- **THE REQUEST**
Give the material once more, word for word, without any images.

- **DATA SEGMENT**

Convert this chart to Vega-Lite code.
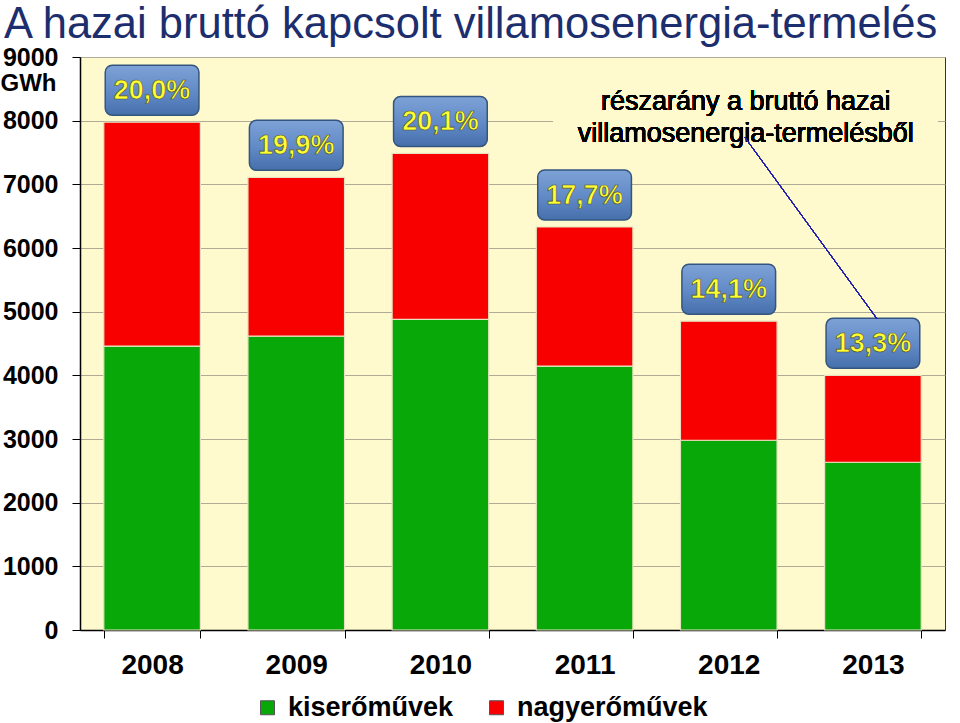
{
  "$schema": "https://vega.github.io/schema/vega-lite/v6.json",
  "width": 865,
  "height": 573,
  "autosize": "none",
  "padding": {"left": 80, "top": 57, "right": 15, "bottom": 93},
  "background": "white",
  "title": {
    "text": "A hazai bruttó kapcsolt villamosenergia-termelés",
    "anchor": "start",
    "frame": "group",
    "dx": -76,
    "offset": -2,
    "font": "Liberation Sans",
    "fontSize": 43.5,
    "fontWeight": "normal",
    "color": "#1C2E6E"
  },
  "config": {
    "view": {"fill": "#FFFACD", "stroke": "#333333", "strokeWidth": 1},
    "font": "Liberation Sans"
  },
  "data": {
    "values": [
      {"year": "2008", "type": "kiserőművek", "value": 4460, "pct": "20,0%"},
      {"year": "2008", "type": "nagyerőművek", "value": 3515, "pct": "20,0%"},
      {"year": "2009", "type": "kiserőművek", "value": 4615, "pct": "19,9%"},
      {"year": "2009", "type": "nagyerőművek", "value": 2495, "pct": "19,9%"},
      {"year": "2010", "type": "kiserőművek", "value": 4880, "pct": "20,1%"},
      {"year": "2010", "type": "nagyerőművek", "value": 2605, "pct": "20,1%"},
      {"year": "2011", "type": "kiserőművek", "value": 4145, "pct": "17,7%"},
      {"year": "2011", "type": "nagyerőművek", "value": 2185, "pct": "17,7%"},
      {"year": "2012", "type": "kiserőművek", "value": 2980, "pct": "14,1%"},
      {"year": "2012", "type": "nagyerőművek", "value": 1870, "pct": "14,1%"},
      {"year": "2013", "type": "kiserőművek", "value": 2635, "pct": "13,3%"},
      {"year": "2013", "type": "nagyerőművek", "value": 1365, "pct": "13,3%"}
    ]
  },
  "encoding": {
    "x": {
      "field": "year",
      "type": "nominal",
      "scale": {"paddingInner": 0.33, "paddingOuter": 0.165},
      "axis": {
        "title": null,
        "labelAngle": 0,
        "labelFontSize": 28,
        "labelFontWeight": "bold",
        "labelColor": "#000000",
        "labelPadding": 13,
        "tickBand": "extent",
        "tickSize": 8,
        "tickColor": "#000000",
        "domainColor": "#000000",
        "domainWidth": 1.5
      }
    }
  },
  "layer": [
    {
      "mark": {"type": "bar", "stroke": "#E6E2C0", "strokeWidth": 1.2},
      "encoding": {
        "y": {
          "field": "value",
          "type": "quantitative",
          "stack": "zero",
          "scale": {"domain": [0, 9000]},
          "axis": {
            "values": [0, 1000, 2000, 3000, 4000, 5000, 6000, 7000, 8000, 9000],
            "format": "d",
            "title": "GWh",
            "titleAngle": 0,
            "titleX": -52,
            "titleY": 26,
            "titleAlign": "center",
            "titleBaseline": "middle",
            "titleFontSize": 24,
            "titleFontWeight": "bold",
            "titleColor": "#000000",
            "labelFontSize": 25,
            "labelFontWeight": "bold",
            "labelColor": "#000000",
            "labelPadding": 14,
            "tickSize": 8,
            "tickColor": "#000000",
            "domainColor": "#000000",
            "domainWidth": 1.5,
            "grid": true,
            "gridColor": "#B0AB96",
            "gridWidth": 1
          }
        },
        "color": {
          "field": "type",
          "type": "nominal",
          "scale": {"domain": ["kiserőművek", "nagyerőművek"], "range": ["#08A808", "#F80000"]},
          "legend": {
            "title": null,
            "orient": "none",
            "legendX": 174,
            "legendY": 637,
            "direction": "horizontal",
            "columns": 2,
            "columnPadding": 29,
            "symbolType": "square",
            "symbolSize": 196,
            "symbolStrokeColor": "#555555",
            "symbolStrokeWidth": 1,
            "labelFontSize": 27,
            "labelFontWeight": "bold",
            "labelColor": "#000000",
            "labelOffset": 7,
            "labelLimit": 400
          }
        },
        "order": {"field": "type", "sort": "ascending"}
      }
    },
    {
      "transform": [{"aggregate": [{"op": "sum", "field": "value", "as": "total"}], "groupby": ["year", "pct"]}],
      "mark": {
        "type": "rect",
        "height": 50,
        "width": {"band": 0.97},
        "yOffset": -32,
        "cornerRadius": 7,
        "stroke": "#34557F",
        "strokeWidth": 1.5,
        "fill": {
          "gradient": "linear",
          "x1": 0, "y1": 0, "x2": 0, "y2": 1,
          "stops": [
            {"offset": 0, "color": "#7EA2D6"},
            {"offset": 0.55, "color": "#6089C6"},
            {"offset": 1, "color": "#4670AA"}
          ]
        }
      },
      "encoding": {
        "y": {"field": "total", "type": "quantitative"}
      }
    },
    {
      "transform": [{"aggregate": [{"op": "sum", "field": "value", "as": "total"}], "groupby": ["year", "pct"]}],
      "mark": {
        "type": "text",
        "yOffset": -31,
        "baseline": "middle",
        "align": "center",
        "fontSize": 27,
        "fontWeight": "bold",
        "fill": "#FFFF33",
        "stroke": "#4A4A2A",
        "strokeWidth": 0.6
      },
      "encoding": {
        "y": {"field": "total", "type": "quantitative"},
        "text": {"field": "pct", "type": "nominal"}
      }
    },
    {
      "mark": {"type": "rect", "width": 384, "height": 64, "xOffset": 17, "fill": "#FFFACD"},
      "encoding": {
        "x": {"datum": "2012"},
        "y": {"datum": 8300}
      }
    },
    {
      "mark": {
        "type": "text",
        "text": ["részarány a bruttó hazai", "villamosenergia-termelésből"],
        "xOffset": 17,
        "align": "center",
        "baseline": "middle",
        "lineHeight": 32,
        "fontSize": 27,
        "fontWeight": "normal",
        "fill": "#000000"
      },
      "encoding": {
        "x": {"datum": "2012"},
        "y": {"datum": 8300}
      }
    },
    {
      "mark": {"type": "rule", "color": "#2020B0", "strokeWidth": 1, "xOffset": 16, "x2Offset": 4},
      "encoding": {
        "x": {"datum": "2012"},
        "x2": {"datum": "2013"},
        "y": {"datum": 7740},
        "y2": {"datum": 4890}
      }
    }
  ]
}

- **EXERCISE OUTPUT**
Convert this chart to Vega-Lite code.
{
  "$schema": "https://vega.github.io/schema/vega-lite/v6.json",
  "width": 865,
  "height": 573,
  "autosize": "none",
  "padding": {"left": 80, "top": 57, "right": 15, "bottom": 93},
  "background": "white",
  "title": {
    "text": "A hazai bruttó kapcsolt villamosenergia-termelés",
    "anchor": "start",
    "frame": "group",
    "dx": -76,
    "offset": -2,
    "font": "Liberation Sans",
    "fontSize": 43.5,
    "fontWeight": "normal",
    "color": "#1C2E6E"
  },
  "config": {
    "view": {"fill": "#FFFACD", "stroke": "#333333", "strokeWidth": 1},
    "font": "Liberation Sans"
  },
  "data": {
    "values": [
      {"year": "2008", "type": "kiserőművek", "value": 4460, "pct": "20,0%"},
      {"year": "2008", "type": "nagyerőművek", "value": 3515, "pct": "20,0%"},
      {"year": "2009", "type": "kiserőművek", "value": 4615, "pct": "19,9%"},
      {"year": "2009", "type": "nagyerőművek", "value": 2495, "pct": "19,9%"},
      {"year": "2010", "type": "kiserőművek", "value": 4880, "pct": "20,1%"},
      {"year": "2010", "type": "nagyerőművek", "value": 2605, "pct": "20,1%"},
      {"year": "2011", "type": "kiserőművek", "value": 4145, "pct": "17,7%"},
      {"year": "2011", "type": "nagyerőművek", "value": 2185, "pct": "17,7%"},
      {"year": "2012", "type": "kiserőművek", "value": 2980, "pct": "14,1%"},
      {"year": "2012", "type": "nagyerőművek", "value": 1870, "pct": "14,1%"},
      {"year": "2013", "type": "kiserőművek", "value": 2635, "pct": "13,3%"},
      {"year": "2013", "type": "nagyerőművek", "value": 1365, "pct": "13,3%"}
    ]
  },
  "encoding": {
    "x": {
      "field": "year",
      "type": "nominal",
      "scale": {"paddingInner": 0.33, "paddingOuter": 0.165},
      "axis": {
        "title": null,
        "labelAngle": 0,
        "labelFontSize": 28,
        "labelFontWeight": "bold",
        "labelColor": "#000000",
        "labelPadding": 13,
        "tickBand": "extent",
        "tickSize": 8,
        "tickColor": "#000000",
        "domainColor": "#000000",
        "domainWidth": 1.5
      }
    }
  },
  "layer": [
    {
      "mark": {"type": "bar", "stroke": "#E6E2C0", "strokeWidth": 1.2},
      "encoding": {
        "y": {
          "field": "value",
          "type": "quantitative",
          "stack": "zero",
          "scale": {"domain": [0, 9000]},
          "axis": {
            "values": [0, 1000, 2000, 3000, 4000, 5000, 6000, 7000, 8000, 9000],
            "format": "d",
            "title": "GWh",
            "titleAngle": 0,
            "titleX": -52,
            "titleY": 26,
            "titleAlign": "center",
            "titleBaseline": "middle",
            "titleFontSize": 24,
            "titleFontWeight": "bold",
            "titleColor": "#000000",
            "labelFontSize": 25,
            "labelFontWeight": "bold",
            "labelColor": "#000000",
            "labelPadding": 14,
            "tickSize": 8,
            "tickColor": "#000000",
            "domainColor": "#000000",
            "domainWidth": 1.5,
            "grid": true,
            "gridColor": "#B0AB96",
            "gridWidth": 1
          }
        },
        "color": {
          "field": "type",
          "type": "nominal",
          "scale": {"domain": ["kiserőművek", "nagyerőművek"], "range": ["#08A808", "#F80000"]},
          "legend": {
            "title": null,
            "orient": "none",
            "legendX": 174,
            "legendY": 637,
            "direction": "horizontal",
            "columns": 2,
            "columnPadding": 29,
            "symbolType": "square",
            "symbolSize": 196,
            "symbolStrokeColor": "#555555",
            "symbolStrokeWidth": 1,
            "labelFontSize": 27,
            "labelFontWeight": "bold",
            "labelColor": "#000000",
            "labelOffset": 7,
            "labelLimit": 400
          }
        },
        "order": {"field": "type", "sort": "ascending"}
      }
    },
    {
      "transform": [{"aggregate": [{"op": "sum", "field": "value", "as": "total"}], "groupby": ["year", "pct"]}],
      "mark": {
        "type": "rect",
        "height": 50,
        "width": {"band": 0.97},
        "yOffset": -32,
        "cornerRadius": 7,
        "stroke": "#34557F",
        "strokeWidth": 1.5,
        "fill": {
          "gradient": "linear",
          "x1": 0, "y1": 0, "x2": 0, "y2": 1,
          "stops": [
            {"offset": 0, "color": "#7EA2D6"},
            {"offset": 0.55, "color": "#6089C6"},
            {"offset": 1, "color": "#4670AA"}
          ]
        }
      },
      "encoding": {
        "y": {"field": "total", "type": "quantitative"}
      }
    },
    {
      "transform": [{"aggregate": [{"op": "sum", "field": "value", "as": "total"}], "groupby": ["year", "pct"]}],
      "mark": {
        "type": "text",
        "yOffset": -31,
        "baseline": "middle",
        "align": "center",
        "fontSize": 27,
        "fontWeight": "bold",
        "fill": "#FFFF33",
        "stroke": "#4A4A2A",
        "strokeWidth": 0.6
      },
      "encoding": {
        "y": {"field": "total", "type": "quantitative"},
        "text": {"field": "pct", "type": "nominal"}
      }
    },
    {
      "mark": {"type": "rect", "width": 384, "height": 64, "xOffset": 17, "fill": "#FFFACD"},
      "encoding": {
        "x": {"datum": "2012"},
        "y": {"datum": 8300}
      }
    },
    {
      "mark": {
        "type": "text",
        "text": ["részarány a bruttó hazai", "villamosenergia-termelésből"],
        "xOffset": 17,
        "align": "center",
        "baseline": "middle",
        "lineHeight": 32,
        "fontSize": 27,
        "fontWeight": "normal",
        "fill": "#000000"
      },
      "encoding": {
        "x": {"datum": "2012"},
        "y": {"datum": 8300}
      }
    },
    {
      "mark": {"type": "rule", "color": "#2020B0", "strokeWidth": 1, "xOffset": 16, "x2Offset": 4},
      "encoding": {
        "x": {"datum": "2012"},
        "x2": {"datum": "2013"},
        "y": {"datum": 7740},
        "y2": {"datum": 4890}
      }
    }
  ]
}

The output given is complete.